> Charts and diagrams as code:
══════════════════════════════

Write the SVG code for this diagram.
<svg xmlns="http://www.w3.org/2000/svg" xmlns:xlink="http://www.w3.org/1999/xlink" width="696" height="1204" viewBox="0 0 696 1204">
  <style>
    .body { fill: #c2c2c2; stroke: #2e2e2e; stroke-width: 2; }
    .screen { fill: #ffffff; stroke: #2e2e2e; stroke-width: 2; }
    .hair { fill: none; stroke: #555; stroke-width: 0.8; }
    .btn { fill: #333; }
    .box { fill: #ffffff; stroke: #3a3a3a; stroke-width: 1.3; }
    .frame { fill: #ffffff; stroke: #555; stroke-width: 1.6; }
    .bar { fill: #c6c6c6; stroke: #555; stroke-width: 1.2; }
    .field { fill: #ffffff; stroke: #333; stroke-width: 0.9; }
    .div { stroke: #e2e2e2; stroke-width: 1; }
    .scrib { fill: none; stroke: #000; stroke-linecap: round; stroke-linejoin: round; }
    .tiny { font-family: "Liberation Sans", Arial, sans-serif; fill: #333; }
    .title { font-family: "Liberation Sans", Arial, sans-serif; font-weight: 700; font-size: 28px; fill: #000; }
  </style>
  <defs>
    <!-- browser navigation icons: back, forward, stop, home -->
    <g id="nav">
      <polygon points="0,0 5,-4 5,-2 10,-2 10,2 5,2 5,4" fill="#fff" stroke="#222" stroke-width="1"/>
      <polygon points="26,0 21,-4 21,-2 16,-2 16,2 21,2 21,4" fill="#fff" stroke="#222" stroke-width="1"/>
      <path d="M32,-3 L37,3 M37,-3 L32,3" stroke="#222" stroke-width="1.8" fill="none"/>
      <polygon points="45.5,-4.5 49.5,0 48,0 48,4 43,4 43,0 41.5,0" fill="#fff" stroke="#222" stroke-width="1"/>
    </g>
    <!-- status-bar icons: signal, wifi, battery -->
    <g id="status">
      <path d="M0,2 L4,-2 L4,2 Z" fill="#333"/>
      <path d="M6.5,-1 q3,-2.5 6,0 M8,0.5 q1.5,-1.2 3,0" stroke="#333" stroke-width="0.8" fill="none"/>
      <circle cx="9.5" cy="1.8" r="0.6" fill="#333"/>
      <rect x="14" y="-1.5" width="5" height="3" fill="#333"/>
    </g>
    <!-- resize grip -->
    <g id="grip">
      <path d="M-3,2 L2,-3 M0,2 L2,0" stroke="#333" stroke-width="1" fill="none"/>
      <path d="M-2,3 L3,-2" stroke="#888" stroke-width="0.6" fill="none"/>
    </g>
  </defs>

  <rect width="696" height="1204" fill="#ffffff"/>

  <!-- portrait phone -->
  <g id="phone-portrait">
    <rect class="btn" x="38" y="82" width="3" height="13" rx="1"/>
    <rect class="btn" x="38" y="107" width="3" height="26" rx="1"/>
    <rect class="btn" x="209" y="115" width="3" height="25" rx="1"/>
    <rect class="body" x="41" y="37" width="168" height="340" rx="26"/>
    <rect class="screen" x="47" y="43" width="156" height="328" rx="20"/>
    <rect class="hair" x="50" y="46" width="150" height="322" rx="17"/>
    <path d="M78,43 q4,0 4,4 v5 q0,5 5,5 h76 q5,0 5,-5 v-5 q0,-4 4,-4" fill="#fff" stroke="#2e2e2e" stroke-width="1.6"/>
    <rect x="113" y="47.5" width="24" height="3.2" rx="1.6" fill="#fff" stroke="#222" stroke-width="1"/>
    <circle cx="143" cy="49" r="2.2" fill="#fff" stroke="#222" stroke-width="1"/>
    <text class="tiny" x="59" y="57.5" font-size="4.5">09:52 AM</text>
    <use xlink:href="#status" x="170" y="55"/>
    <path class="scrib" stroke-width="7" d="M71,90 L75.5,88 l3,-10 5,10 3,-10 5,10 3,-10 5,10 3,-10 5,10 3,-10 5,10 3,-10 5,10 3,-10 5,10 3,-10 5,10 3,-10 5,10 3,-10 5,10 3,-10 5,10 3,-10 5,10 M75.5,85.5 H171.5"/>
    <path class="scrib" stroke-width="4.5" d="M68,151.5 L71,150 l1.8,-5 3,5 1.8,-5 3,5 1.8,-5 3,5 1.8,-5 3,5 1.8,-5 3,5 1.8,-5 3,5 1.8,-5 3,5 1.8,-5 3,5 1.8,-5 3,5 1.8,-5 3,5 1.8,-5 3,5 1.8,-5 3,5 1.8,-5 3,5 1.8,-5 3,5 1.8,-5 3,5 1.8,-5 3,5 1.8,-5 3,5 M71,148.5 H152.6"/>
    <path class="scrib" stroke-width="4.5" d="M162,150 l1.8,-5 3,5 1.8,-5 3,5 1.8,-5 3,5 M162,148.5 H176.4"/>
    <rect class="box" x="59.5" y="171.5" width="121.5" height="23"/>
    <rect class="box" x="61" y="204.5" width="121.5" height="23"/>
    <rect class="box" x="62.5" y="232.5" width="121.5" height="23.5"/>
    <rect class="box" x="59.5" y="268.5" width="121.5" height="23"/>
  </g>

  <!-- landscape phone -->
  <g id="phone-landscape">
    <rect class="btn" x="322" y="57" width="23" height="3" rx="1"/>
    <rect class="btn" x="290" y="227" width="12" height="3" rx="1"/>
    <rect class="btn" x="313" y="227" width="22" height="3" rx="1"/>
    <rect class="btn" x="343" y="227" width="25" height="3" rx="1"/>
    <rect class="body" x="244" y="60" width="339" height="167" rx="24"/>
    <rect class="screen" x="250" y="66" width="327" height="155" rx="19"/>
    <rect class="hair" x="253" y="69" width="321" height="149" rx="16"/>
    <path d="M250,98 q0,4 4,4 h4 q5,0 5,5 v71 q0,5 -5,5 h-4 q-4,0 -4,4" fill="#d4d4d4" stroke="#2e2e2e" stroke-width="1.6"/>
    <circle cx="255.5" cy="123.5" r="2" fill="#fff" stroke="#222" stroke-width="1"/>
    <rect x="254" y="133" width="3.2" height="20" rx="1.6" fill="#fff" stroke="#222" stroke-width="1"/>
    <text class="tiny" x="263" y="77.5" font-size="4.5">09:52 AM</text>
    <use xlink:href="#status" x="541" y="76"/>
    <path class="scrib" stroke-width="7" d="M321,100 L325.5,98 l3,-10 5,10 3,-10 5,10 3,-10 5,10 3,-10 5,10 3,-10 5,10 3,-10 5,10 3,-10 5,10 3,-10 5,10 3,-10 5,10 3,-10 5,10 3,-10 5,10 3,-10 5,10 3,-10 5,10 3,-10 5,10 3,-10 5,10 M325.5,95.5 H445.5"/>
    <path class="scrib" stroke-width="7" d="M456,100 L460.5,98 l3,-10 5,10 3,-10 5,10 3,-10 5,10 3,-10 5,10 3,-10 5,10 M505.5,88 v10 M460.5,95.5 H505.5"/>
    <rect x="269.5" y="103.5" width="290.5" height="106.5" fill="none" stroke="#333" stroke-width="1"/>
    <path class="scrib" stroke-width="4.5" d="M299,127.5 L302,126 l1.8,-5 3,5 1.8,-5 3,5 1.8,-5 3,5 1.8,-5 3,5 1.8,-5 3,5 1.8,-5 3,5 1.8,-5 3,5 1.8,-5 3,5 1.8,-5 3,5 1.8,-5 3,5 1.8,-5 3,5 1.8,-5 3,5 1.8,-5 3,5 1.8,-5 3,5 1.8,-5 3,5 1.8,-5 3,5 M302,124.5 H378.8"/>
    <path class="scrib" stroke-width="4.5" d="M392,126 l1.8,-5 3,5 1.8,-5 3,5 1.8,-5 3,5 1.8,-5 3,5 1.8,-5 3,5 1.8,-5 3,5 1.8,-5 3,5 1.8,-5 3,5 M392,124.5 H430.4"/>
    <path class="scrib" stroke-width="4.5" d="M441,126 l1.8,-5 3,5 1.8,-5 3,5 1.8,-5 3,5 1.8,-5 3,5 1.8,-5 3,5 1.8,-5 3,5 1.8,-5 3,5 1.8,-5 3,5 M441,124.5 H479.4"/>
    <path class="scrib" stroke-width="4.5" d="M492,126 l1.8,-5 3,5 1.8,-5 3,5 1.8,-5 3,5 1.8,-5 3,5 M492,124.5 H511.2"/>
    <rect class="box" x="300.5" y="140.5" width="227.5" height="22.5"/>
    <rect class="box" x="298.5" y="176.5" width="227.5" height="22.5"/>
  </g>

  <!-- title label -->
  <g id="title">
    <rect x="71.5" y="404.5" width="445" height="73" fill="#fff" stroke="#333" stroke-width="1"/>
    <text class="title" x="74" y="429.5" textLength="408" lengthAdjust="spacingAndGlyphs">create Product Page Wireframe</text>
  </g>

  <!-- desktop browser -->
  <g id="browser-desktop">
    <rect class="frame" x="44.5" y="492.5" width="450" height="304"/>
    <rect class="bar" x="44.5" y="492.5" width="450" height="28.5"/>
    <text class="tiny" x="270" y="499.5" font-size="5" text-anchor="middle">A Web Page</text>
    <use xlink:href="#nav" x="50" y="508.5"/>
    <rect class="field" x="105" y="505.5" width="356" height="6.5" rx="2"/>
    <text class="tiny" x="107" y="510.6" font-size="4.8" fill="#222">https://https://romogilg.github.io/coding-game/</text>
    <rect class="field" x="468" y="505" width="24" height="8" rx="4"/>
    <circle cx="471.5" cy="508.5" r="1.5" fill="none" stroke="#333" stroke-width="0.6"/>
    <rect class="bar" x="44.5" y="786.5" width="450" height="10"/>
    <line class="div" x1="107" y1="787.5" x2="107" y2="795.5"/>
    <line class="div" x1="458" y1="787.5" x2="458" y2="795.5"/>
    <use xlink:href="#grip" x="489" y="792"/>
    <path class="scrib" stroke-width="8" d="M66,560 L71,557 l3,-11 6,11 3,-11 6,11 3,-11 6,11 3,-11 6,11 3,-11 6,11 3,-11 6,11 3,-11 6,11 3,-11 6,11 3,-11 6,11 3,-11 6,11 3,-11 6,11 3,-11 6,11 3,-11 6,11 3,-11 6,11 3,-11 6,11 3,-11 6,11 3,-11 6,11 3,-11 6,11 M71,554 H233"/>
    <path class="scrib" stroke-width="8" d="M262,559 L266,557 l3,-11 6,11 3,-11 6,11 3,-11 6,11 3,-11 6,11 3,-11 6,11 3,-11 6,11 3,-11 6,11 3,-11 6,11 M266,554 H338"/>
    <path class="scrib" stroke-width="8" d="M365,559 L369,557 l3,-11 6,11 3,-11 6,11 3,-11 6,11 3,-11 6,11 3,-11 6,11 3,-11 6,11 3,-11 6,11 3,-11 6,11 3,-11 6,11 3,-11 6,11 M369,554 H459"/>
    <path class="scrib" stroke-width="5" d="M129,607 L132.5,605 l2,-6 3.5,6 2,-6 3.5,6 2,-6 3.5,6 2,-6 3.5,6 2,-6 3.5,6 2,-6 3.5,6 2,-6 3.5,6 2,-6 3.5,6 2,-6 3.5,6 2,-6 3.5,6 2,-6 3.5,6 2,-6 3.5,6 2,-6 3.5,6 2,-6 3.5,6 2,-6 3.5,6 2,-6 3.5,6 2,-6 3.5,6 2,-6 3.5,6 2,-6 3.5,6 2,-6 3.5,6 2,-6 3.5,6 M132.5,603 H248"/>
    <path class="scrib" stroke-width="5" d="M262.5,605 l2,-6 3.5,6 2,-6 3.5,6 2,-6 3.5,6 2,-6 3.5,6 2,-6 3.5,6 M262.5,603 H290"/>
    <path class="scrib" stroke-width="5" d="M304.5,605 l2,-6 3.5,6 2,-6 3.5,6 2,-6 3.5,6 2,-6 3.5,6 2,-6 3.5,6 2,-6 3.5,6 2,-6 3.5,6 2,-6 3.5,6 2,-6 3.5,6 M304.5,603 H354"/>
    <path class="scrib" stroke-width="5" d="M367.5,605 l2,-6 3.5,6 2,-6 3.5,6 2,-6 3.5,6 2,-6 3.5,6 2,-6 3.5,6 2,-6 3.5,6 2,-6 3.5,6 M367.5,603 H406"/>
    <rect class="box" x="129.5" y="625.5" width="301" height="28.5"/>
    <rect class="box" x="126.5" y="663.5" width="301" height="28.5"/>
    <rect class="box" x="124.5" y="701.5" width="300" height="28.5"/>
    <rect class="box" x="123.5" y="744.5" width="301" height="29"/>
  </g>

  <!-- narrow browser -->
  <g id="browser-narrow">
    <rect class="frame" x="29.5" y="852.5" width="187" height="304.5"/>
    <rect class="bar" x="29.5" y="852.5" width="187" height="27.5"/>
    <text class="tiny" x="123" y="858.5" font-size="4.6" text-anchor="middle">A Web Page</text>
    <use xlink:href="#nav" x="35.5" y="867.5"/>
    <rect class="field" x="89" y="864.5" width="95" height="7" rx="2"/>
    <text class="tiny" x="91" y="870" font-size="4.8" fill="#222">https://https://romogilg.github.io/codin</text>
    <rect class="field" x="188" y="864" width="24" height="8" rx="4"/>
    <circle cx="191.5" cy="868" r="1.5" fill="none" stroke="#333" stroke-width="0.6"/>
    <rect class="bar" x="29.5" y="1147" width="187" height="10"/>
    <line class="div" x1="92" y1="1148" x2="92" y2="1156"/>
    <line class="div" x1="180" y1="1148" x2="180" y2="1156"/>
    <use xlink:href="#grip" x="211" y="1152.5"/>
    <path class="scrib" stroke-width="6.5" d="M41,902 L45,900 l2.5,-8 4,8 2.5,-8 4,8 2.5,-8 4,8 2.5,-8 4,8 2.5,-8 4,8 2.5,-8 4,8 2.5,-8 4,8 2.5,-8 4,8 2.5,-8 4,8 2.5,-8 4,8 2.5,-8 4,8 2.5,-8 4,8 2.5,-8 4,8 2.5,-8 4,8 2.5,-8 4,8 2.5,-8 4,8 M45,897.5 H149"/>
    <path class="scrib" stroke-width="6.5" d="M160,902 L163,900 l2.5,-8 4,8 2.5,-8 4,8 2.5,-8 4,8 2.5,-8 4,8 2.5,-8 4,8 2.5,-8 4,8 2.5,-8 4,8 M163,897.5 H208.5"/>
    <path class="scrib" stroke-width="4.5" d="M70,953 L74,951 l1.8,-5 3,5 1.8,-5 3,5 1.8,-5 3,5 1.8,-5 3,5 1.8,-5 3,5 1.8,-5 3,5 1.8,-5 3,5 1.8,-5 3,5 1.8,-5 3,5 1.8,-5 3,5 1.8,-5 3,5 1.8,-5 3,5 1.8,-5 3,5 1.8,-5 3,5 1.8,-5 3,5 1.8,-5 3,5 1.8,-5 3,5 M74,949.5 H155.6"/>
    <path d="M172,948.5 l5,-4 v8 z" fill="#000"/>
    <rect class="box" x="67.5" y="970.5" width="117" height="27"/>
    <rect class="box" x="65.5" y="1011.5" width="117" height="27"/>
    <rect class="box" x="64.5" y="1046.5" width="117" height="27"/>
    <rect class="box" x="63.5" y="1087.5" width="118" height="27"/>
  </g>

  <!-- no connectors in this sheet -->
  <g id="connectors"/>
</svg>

══════════════════════════════

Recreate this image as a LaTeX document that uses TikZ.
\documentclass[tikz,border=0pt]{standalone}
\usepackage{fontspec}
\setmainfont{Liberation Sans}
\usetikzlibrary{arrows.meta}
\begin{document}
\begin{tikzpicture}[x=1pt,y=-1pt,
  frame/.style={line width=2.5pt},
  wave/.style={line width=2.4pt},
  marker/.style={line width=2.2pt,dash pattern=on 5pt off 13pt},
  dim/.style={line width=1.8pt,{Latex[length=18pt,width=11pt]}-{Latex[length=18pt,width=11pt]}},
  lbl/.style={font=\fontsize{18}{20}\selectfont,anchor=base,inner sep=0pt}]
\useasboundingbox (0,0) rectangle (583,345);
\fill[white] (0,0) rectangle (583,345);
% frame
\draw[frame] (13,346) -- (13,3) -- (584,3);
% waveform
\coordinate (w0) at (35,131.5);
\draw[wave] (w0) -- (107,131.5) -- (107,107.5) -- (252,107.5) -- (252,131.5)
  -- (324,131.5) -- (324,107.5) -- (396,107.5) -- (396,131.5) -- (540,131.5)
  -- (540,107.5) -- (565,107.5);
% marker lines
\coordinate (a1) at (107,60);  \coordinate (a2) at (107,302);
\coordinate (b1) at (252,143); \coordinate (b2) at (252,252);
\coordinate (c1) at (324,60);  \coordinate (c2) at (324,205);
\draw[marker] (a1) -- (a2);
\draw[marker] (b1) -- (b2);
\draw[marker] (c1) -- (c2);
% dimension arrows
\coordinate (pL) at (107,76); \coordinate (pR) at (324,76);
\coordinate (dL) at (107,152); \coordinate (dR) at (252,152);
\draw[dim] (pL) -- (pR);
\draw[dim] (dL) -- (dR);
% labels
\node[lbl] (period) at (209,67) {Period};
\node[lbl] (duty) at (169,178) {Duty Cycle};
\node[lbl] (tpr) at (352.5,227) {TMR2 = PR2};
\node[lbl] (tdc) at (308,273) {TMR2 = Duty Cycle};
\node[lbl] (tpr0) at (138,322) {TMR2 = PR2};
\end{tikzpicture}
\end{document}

══════════════════════════════

> WHAT IS EXPECTED:
Return every line in the listing that contains the word "this".

> IN RESPONSE:
Write the SVG code for this diagram.
  <!-- no connectors in this sheet -->
Recreate this image as a LaTeX document that uses TikZ.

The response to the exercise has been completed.